Spis treści
Akcje polskiego modowego giganta mocno w dół
– Przede wszystkim rynek jeszcze nie wie jak realnie wycenić szkody, które ten raport może przynieść w przyszłości. Ta niepewność skutkuje paniką. Scenariusz dochodzeń regulacyjnych, zmian ocen ESG u pożyczkodawców, kar finansowych czy problemów z audytem Grant Thornton to tylko wierzchołek góry strachu – wskazuje w przesłanym komentarzu analityk XTB, Eryk Szmyd.
Jak wyjaśnia ekspert, główną obawą jest potencjalny bojkot konsumentów, od których zależy ekspansja LPP. – Spółka ma ok. 5 proc. udział w rynku Ukrainie, gdzie sprzedaż może tąpnąć. W skrajnie negatywnym scenariuszu, przecena mogłaby sprowadzić kurs do poziomów z jesieni 2022 roku czyli okolic 7,5 tys. PLN – wskazuje.
Firma LPP nie opuściła rosyjskiego rynku?
Szmyd przypomina, że w ostatnich miesiącach, inwestorzy zwracali uwagę na dynamiczny wzrost firmy, osiągnięty pomimo wyjścia z rosyjskiego rynku. Tymczasem raport sugeruje, że firma nigdy zdecydowanie nie wyszła z Rosji, co stawia znak zapytania co do realnej dynamiki zwiększania udziałów na istotnych rynkach jak i dalszą kontynuacją tego trendu.
– Warto jednak podkreślić, że udział na rynku w Ukrainie wynosi około 5 proc., a konsumenci ubrań firmy mogą nie przejąć się, zignorować lub finalnie zapomnieć o raporcie. Wpływ na dynamikę sprzedaży nie jest oczywisty, choć ryzyko skierowane jest zdecydowanie w dół – podkreśla.
Co ze sprzedażą ubrań polskiego giganta modowego?
Ekspert zaznacza w swoim komentarzu, że dzisiejsza panika na giełdzie niekoniecznie zwiastuje tąpnięcie realnej sprzedaży ubrań. – W sytuacji, w której firma nie napotka poważnych problemów w kolejnych miesiącach i przedstawi dalszy wzrost biznesu, spadkowa reakcja może przerodzić się w stopniową poprawę sentymentów i euforię, w trakcie której rynek dążył będzie do wymazania spadkowej luki. Istnieje też szansa, że fundusz Hindenburg relatywnie szybko zamknie "shorta", który wciąż nie pojawił się w krótkich pozycji KNF – dodaje. – Brak ujawnionej pozycji może wskazywać, że zajął relatywnie niewielką pozycję, poniżej 0,5 proc., nie musząc się ujawniać – wyjaśnia.

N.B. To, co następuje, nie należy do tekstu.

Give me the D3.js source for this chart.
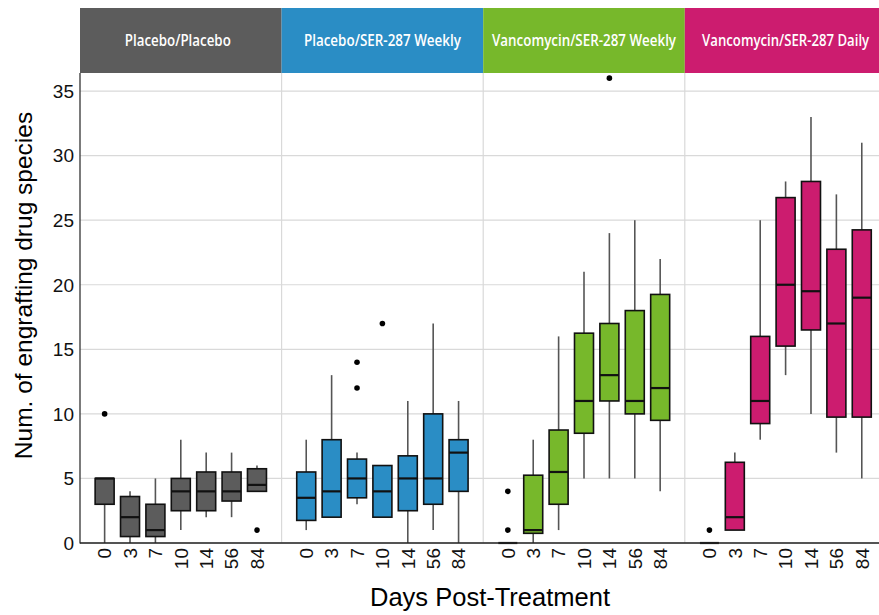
<!DOCTYPE html>
<html>
<head>
<meta charset="utf-8">
<script src="https://cdn.jsdelivr.net/npm/d3@7"></script>
<style>
  html, body { margin: 0; padding: 0; background: #fff; }
  svg { display: block; }
</style>
</head>
<body>
<svg id="chart" width="879" height="615"></svg>
<script>
// ---------- data ----------
const groups = ["Placebo/Placebo", "Placebo/SER-287 Weekly", "Vancomycin/SER-287 Weekly", "Vancomycin/SER-287 Daily"];
const groupColors = ["#5c5c5c", "#2a8dc5", "#77b82b", "#cc1c6f"];
const days = ["0", "3", "7", "10", "14", "56", "84"];
const yTicks = [0, 5, 10, 15, 20, 25, 30, 35];

// one row per group, one value per day
const whiskerLow = [
  [0, 0, 0, 1, 2, 2, 4],
  [1, 2, 3, 2, 0, 1, 0],
  [0, 0, 1, 5, 5, 5, 4],
  [0, 1, 8, 13, 10, 7, 5]
];
const q1 = [
  [3, 0.5, 0.5, 2.5, 2.5, 3.25, 4],
  [1.75, 2, 3.5, 2, 2.5, 3, 4],
  [0, 0.75, 3, 8.5, 11, 10, 9.5],
  [0, 1, 9.25, 15.25, 16.5, 9.75, 9.75]
];
const median = [
  [5, 2, 1, 4, 4, 4, 4.5],
  [3.5, 4, 5, 4, 5, 5, 7],
  [0, 1, 5.5, 11, 13, 11, 12],
  [0, 2, 11, 20, 19.5, 17, 19]
];
const q3 = [
  [5, 3.6, 3, 5, 5.5, 5.5, 5.75],
  [5.5, 8, 6.5, 6, 6.75, 10, 8],
  [0, 5.25, 8.75, 16.25, 17, 18, 19.25],
  [0, 6.25, 16, 26.75, 28, 22.75, 24.25]
];
const whiskerHigh = [
  [5, 4, 5, 8, 7, 7, 6],
  [8, 13, 7, 6, 11, 17, 11],
  [0, 8, 16, 21, 24, 25, 22],
  [0, 7, 25, 28, 33, 27, 31]
];
const outliers = [
  [[10], [], [], [], [], [], [1]],
  [[], [], [12, 14], [17], [], [], []],
  [[1, 4], [], [], [], [36], [], []],
  [[1], [], [], [], [], [], []]
];

// ---------- layout ----------
const svg = d3.select("#chart");
const plotLeft = 80, plotTop = 73, plotBottom = 543;
const panelW = 201.6;
const stripTop = 8;

const panelX = d3.scaleBand().domain(groups).range([plotLeft, plotLeft + panelW * groups.length]).padding(0);
const dayX = d3.scalePoint().domain(days).range([0, panelW]).padding(0.97);
const y = d3.scaleLinear().domain([0, 36.4]).range([plotBottom, plotTop]);
const boxW = 19;

// grid lines
svg.append("g").selectAll("line").data(yTicks).join("line")
  .attr("x1", plotLeft).attr("x2", 879)
  .attr("y1", d => y(d)).attr("y2", d => y(d))
  .attr("stroke", "#d9d9d9").attr("stroke-width", 1.2);

// panel separators
svg.append("g").selectAll("line").data(groups.slice(1)).join("line")
  .attr("x1", d => panelX(d)).attr("x2", d => panelX(d))
  .attr("y1", plotTop).attr("y2", plotBottom)
  .attr("stroke", "#d9d9d9").attr("stroke-width", 1.2);

// strips
const strips = svg.append("g").selectAll("g").data(groups).join("g");
strips.append("rect")
  .attr("x", d => panelX(d)).attr("y", stripTop)
  .attr("width", d => Math.min(panelX.bandwidth(), 879 - panelX(d))).attr("height", plotTop - stripTop)
  .attr("fill", (d, i) => groupColors[i]);
const stripTextW = [106, 157, 184, 167];
strips.append("text")
  .attr("transform", (d, i) => `translate(${panelX(d) + panelX.bandwidth() / 2 - (i === 0 ? 3 : 0)},46) scale(1,1.22)`)
  .attr("text-anchor", "middle")
  .attr("fill", "#fff")
  .attr("font-family", "'Open Sans', sans-serif")
  .attr("font-weight", 600)
  .attr("font-size", 12.5)
  .attr("textLength", (d, i) => stripTextW[i])
  .attr("lengthAdjust", "spacingAndGlyphs")
  .text(d => d);

// boxes
groups.forEach((g, gi) => {
  const pg = svg.append("g").attr("transform", `translate(${panelX(g)},0)`);
  days.forEach((d, di) => {
    const cx = dayX(d);
    // whiskers
    pg.append("line")
      .attr("x1", cx).attr("x2", cx)
      .attr("y1", y(q3[gi][di])).attr("y2", y(whiskerHigh[gi][di]))
      .attr("stroke", "#555").attr("stroke-width", 1.6);
    pg.append("line")
      .attr("x1", cx).attr("x2", cx)
      .attr("y1", y(q1[gi][di])).attr("y2", y(whiskerLow[gi][di]))
      .attr("stroke", "#555").attr("stroke-width", 1.6);
    // box
    pg.append("rect")
      .attr("x", cx - boxW / 2).attr("width", boxW)
      .attr("y", y(q3[gi][di])).attr("height", Math.max(0, y(q1[gi][di]) - y(q3[gi][di])))
      .attr("fill", groupColors[gi])
      .attr("stroke", "#111").attr("stroke-width", 1.6);
    // median
    pg.append("line")
      .attr("x1", cx - boxW / 2).attr("x2", cx + boxW / 2)
      .attr("y1", y(median[gi][di])).attr("y2", y(median[gi][di]))
      .attr("stroke", "#111").attr("stroke-width", 2.2);
    // outliers
    pg.selectAll(null).data(outliers[gi][di]).join("circle")
      .attr("cx", cx).attr("cy", v => y(v)).attr("r", 2.8)
      .attr("fill", "#000");
  });
  // x tick labels
  pg.selectAll("text.xt").data(days).join("text")
    .attr("class", "xt")
    .attr("transform", d => `translate(${dayX(d)},548) rotate(-90)`)
    .attr("text-anchor", "end")
    .attr("dy", "0.36em")
    .attr("font-family", "'Liberation Sans', Arial, sans-serif")
    .attr("font-size", 19)
    .attr("fill", "#111")
    .text(d => d);
});

// axes lines
svg.append("line").attr("x1", plotLeft).attr("x2", plotLeft)
  .attr("y1", plotTop).attr("y2", plotBottom + 0.5)
  .attr("stroke", "#333").attr("stroke-width", 1.3);
svg.append("line").attr("x1", plotLeft).attr("x2", 879)
  .attr("y1", plotBottom).attr("y2", plotBottom)
  .attr("stroke", "#222").attr("stroke-width", 1.5);

// y tick labels
svg.append("g").selectAll("text").data(yTicks).join("text")
  .attr("x", 74).attr("y", d => y(d))
  .attr("dy", "0.36em")
  .attr("text-anchor", "end")
  .attr("font-family", "'Liberation Sans', Arial, sans-serif")
  .attr("font-size", 19)
  .attr("fill", "#111")
  .text(d => d);

// axis titles
svg.append("text")
  .attr("x", 490).attr("y", 606)
  .attr("text-anchor", "middle")
  .attr("font-family", "'Liberation Sans', Arial, sans-serif")
  .attr("font-size", 25.5)
  .attr("fill", "#000")
  .text("Days Post-Treatment");
svg.append("text")
  .attr("transform", "translate(32,285.5) rotate(-90)")
  .attr("text-anchor", "middle")
  .attr("font-family", "'Liberation Sans', Arial, sans-serif")
  .attr("font-size", 24.5)
  .attr("fill", "#000")
  .text("Num. of engrafting drug species");
</script>
</body>
</html>
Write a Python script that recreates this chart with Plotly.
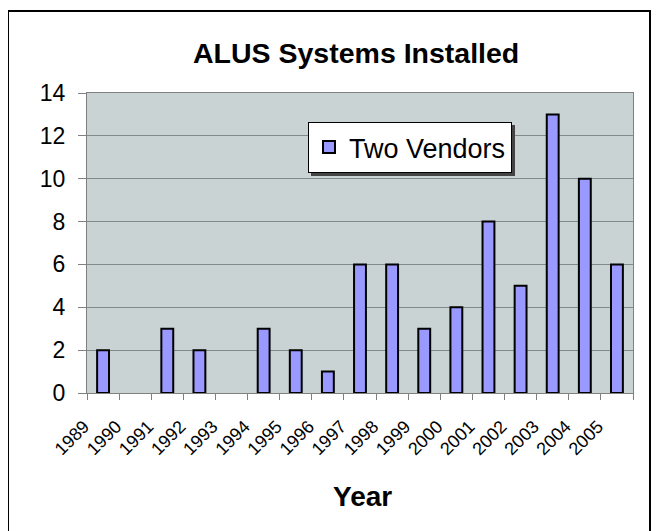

Jednocześnie Szmyd zwraca uwagę, że globalna renoma Hindenburg Research sprawia, że wiadomości o „praktykach" LPP znajdą szeroki rozgłos na świecie finansowym, nawet jeśli firma podważy zarzuty krótkiego sprzedawcy, odnosząc się do nich. – Wydaje się całkiem prawdopodobne, że regulatorzy zainteresują się wszystkimi, wymienionymi przez raport Hindenburga praktykami, choć nie jest jasne, jakiego typu zagrożenie stwarza to dla firmy – tłumaczy.